Laurel Hubbard. A mulher trans que não foi a Tóquio para mudar o mundo
«Sou o que sou. Não estou aqui para mudar o mundo. Quero apenas ser eu própria e fazer o que gosto de fazer.» Laurel Hubbard, da Nova Zelândia, não é nada a grandes declarações mas esta, de 2017, depois de ganhar duas medalhas de prata no Mundial, não deixou pano para mangas.
Laurel Hubbard não estava preocupada em ser pioneira. Não queria ser vista como um exemplo. Não queria esmurrar a porta e deixá-la aberta para que mais se pudessem seguir. Mas o mediatismo pré-Tóquio trocou-lhe as voltas. Para muitos, não haverá dúvida de que Laurel Hubbard foi a primeira mulher transgénero a competir em Jogos Olímpicos. Pelo menos é a sensação com que todos ficámos depois dos meses que antecederam Tóquio-2020.

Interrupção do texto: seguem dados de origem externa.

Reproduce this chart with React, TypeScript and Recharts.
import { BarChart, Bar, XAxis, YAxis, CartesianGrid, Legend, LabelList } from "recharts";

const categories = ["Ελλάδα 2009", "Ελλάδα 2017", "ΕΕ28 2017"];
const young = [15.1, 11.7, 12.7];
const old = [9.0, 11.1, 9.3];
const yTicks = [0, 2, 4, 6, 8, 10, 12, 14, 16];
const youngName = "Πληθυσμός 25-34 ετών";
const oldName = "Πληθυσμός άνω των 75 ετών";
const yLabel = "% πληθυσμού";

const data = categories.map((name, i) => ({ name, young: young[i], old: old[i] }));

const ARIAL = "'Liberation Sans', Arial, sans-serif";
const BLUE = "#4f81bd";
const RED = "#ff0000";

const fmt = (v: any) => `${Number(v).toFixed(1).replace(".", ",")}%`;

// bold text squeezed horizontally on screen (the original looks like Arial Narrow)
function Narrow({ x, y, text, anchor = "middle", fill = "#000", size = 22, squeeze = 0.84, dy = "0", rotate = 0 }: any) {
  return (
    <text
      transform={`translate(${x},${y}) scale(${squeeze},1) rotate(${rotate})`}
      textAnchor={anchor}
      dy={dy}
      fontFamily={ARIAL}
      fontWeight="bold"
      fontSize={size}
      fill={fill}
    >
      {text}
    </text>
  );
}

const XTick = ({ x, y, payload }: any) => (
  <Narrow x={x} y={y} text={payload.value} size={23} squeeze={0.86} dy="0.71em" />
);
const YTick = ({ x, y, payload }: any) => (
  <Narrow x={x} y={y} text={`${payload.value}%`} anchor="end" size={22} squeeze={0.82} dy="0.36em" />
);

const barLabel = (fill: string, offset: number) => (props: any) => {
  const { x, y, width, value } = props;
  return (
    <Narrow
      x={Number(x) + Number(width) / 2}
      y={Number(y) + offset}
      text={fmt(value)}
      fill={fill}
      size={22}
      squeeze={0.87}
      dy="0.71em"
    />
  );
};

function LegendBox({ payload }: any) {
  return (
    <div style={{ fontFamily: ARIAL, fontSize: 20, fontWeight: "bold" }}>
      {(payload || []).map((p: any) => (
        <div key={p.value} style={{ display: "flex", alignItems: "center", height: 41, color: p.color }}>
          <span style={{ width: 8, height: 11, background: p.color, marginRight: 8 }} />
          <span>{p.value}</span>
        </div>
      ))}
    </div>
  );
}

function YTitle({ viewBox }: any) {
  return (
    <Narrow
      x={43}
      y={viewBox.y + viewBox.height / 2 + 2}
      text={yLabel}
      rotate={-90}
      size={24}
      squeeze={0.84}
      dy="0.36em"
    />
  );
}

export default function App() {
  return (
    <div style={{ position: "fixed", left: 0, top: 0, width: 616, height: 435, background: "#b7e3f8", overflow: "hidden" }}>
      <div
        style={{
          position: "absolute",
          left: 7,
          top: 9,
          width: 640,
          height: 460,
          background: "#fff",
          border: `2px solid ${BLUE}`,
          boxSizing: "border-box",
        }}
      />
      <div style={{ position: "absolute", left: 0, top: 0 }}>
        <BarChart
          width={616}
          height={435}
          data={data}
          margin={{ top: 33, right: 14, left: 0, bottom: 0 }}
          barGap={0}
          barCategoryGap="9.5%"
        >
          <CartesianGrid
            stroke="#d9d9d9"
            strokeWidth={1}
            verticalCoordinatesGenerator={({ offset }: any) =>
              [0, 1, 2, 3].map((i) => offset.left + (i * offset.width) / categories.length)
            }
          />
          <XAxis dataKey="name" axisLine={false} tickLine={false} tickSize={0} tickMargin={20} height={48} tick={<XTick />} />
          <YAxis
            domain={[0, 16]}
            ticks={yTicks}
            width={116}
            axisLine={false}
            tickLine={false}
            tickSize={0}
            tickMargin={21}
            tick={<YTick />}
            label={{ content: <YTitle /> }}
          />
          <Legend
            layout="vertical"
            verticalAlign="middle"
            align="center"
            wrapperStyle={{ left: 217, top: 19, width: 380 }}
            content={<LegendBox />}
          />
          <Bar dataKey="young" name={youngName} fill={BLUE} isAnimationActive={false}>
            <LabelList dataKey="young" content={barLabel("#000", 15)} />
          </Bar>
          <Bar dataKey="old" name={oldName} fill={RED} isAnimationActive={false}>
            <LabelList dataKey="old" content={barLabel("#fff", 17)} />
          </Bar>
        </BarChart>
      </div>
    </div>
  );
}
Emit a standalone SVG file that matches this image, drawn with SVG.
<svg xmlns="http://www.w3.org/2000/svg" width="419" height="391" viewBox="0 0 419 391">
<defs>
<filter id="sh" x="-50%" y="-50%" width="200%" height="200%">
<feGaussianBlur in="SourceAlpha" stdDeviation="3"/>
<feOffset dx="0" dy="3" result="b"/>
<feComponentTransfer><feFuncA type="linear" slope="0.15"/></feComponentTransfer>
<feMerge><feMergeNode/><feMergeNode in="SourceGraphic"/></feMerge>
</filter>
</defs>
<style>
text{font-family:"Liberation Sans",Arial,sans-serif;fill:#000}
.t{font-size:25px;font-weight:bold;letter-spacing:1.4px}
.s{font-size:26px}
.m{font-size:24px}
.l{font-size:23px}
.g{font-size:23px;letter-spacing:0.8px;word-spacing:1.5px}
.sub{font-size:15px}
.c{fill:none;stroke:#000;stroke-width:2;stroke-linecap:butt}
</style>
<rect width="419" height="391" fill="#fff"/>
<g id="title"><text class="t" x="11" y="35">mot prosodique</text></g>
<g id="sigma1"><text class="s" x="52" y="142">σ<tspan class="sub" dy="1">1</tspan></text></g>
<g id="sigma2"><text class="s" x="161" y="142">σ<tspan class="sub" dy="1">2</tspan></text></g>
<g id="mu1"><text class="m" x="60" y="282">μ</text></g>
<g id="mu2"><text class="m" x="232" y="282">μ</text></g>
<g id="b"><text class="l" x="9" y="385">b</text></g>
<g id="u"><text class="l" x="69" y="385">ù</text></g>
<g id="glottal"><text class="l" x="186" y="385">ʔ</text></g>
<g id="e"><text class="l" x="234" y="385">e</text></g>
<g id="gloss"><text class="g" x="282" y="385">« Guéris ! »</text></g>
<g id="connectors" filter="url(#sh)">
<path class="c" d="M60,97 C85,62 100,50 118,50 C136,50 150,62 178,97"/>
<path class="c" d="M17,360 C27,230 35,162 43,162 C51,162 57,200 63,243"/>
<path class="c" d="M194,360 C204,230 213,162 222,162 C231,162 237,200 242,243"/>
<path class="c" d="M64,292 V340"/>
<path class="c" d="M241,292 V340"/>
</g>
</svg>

Não é bem assim. Os atletas transgéneros têm possibilidade de competir nos Jogos Olímpicos desde 2004 e, de facto, só em Tóquio é que houve lugar à estreia… de atletas abertamente transgéneros. Mas não foi apenas Laurel Hubbard. O mesmo aconteceu com Alana Smith no skateboard («Não quero ser conhecida como uma boa mulher skateboarder mas apenas como uma boa skateboarder, alguém que fez a diferença. O género não devia importar»), Chelsea Wolfe do BMX (era suplente e não chegou a competir) e com Quinn, da seleção canadiana de futebol que venceu a medalha de ouro na prova feminina.
Ao contrário de Laurel Hubbard, Quinn quer marcar um impacto na comunidade LGBTQ. «Se o conseguir fazer, então estou a alcançar algo no meu tempo no desporto. Acho que é algo que me dá valor além da minha experiência atlética com o futebol», disse.
Quinn falou abertamente do seu caso pela primeira vez em setembro de 2020: «Queria ter autenticidade em todas os momentos da minha vida. E uma delas era na esfera pública. Havia um cansaço de se manter sempre a confusão sobre quem era verdadeiramente, o meu género. Quando estava a descobrir quem era, era assustador e não percebia se tenha futuro no futebol ou um futuro na vida. Acho que tornar-me visível é muito importante e ajudou-me a descobrir a minha identidade. Espero ajudar outros a sentirem-se seguros a optar pelo mesmo caminho e criar um espaço. Tenho muito orgulho pelo que fiz e sei que os Jogos Olímpicos de 2020 serão uma enorme plataforma para ter esta visibilidade».
Se havia quem desejasse essa plataforma, Laurel Hubbard estava do lado oposto, até porque tem sido alvo de críticas de quem insiste que não devia poder competir em provas femininas de halterofilismo, sobretudo por já ter feito o mesmo no passado quando era homem. É que, ao contrário de Quinn e de Alana Smith, Laurel já foi homem. Chelsea Wolfe também mas não chegou a competir.
Vamos por partes: Laurel Hubbard tem 43 anos. Começou a praticar halterofilismo na adolescência mas desistiu com 23 anos. Fez a transição para mulher e voltou a competir internacionalmente em 2017, em cima dos 40 anos.
«Uma das muitas confusões sobre o meu passado é de quem acha que treinei para isto a vida inteira e a transição foi já numa fase tardia da vida. O que não percebem é que parei em 2001, com 23 anos, porque tudo era demasiado. Fiz a transição já nos 30 anos e só depois voltei a competir. O mundo mudou e agora sinto-me numa fase em que consigo lidar com isto», disse em 2017.
O mediatismo perseguiu-a quando voltou a competir internacionalmente, até porque foi alvo das críticas das adversárias, mas Laurel foi capaz de seguir em frente. «Não vou dizer que não foi difícil. É preciso ser um robô para não me sentir afetada pelo que as pessoas dizem. Não posso controlar o que as pessoas pensam, o que sentem, o que acreditam, nem vou tentar. Esse não é o meu trabalho. Tudo o que posso fazer é tentar levantar peso no meu limite e o que tiver de acontecer, acontecerá».
Em Tóquio… não aconteceu grande coisa. Logo no arranque (gesto em que o peso é levantado num único movimento), Laurel Hubbard tentou começar com 120 quilos, o que lhe daria o segundo lugar, e falhou. Subiu para os 125 quilos nas duas restantes tentativas e falhou novamente, tornando-se a única atleta entre as 14 participantes a não registar qualquer peso.